At the end of another long day of plodding, as a familiar melancholy descends and I contemplate how monumentally slow I have become in my late middle age, there grows in me a longing for a happier place, a fantasy land where I’m not the slowest guy on the track, but a stud whose times are repeated aloud by awed bystanders scanning the race results. Sometimes I give in to this longing, and allow myself to spend a pleasant half hour lost in happy illusions. I’m not referring to everyday nostalgia and idle reminiscing about the days of my youth; I’m talking about hitting the Internet and bringing up the WAVA age-grading tables, where I am — I hope you won’t think me immodest to admit it — a much better runner than I ever was.
The World Association of Veteran Athletes (WAVA) is the world governing body for masters long distance running, racewalking, and track and field. For those not familiar with the concept of age-grading, the WAVA tables provide a statistics-based way to compare performances achieved by men and women of different ages across a range of events. The age-grading tables compile the actual or theoretical world’s best performances for every age from 8 to 100 years old. Using the tables, any performance can be expressed as a percentage of the world’s best performance for the athlete’s age group. In this way, the performance of a 50-year-old can be “converted” to its equivalent open performance by looking up the open performance that scores the same percentage of world best open time.
(Here’s a handy age-grading calculator that uses the newest WAVA tables.)
Let me give an example:
Legendary Canadian distance runner Ed Whitlock is the only man 70 years or older to run a marathon in under three hours. At age 80, he ran the Toronto Waterfront Marathon in 3:15:54. When age-graded, that time is converted to an open time of 2:02:58, which should look familiar. It’s essentially identical to Dennis Kimetto’s world best open time of 2:02:57.
Or take the example of John Trautmann, former Georgetown star who at age 46 has re-emerged this winter as a world-class masters runner. Competing at BU on February 14, 2015, Trautmann ran the mile in 4:12.33, breaking the world indoor mark for M45. When age-graded, Trautmann’s time converts to a 3:47.8 open time.
But even for those of us not setting world records, age-grading tables are a wonderful diversion. Rather than dwelling on how our absolute times are declining over the years, we can convert those times and pretend we are getting faster, or at least not losing ground. In my own case, I’m delighted to note that my age-graded times since turning 45 compare very favorably with my best open times. For example, as an open athlete I ran 4:16 for the mile. While I’m quite proud of that, it doesn’t come close to being national class, and wouldn’t even stand out as a particularly good high school time these days. But as I get older, my age-graded times are looking better and better. At 45, I ran a mile that age-graded to 4:09. At age 47, I had dropped that to 4:08. In the real world, I was slipping further back into the pack, but in statistical terms I was forging ahead. At age 56, I set an age-graded “PR” of 4:06.9.
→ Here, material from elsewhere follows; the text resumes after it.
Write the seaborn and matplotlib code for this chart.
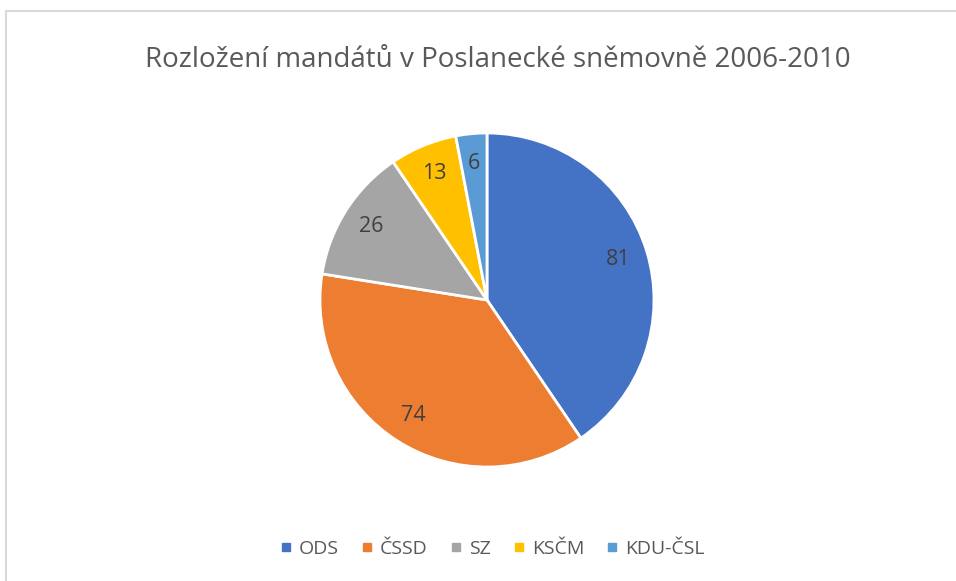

What a beautiful thing, this statistical trick that allows us to run the clock in reverse! There’s only one tiny problem with age-grading. It’s a fantasy. A happy, happy fantasy, but a fantasy all the same.
The basis of the illusion is the assumption that 90% of the world’s best at different age groups represents the same performance level. But why should this be so? In the open ranks, the very best athletes in the world train and compete to win the ultimate prize of an Olympic or World Championship medal. The incentives to do so are immense, and the competition so fierce that a runner can be very, very good and still be a non-entity on the world stage. A 21-year-old who runs the mile in 4:00 won’t even qualify for the NCAA championships, even though that runner is performing at 92.75% in age-graded terms, a level that WAVA considers world-class. A 50-year old who performs at the same percentage of the age standard, is probably winning national championships.
In other words, 90% of the standard has a fundamentally different meaning when the standard is established from a much smaller pool of athletes, where the truly world-class have little incentive to continue competing. And that’s exactly what happens with older ages. Every so often, a former world-class athlete will record an age-group mark that is so much better than the previous mark that it will blow up the existing age-grading tables. That happened a few years ago when former Olympic sprinter Merlene Ottey ran the 100-meter dash in 11.34 seconds at the age of 46. According to the existing age-grading tables at the time, Ottey’s performance was the equivalent of an open time of 10.12, more than 0.3 faster than the open world record! The World Masters Association responded by declaring that Ottey’s time was “nonrepresentative,” which is another way of saying that either the original tables were flawed, or that Ottey, herself, did not represent 46-year-old women. We’re about to see the same thing happen with Bernard Lagat and the M40 records.
But I don’t really care. I still love age-grading, and why not? This morning I punched in my 800 time from last Sunday’s meet, and the age-grading tables told me that my pokey time was the equivalent of an open time of 1:55.63, six seconds faster than I ever ran as an open athlete. What’s not to love?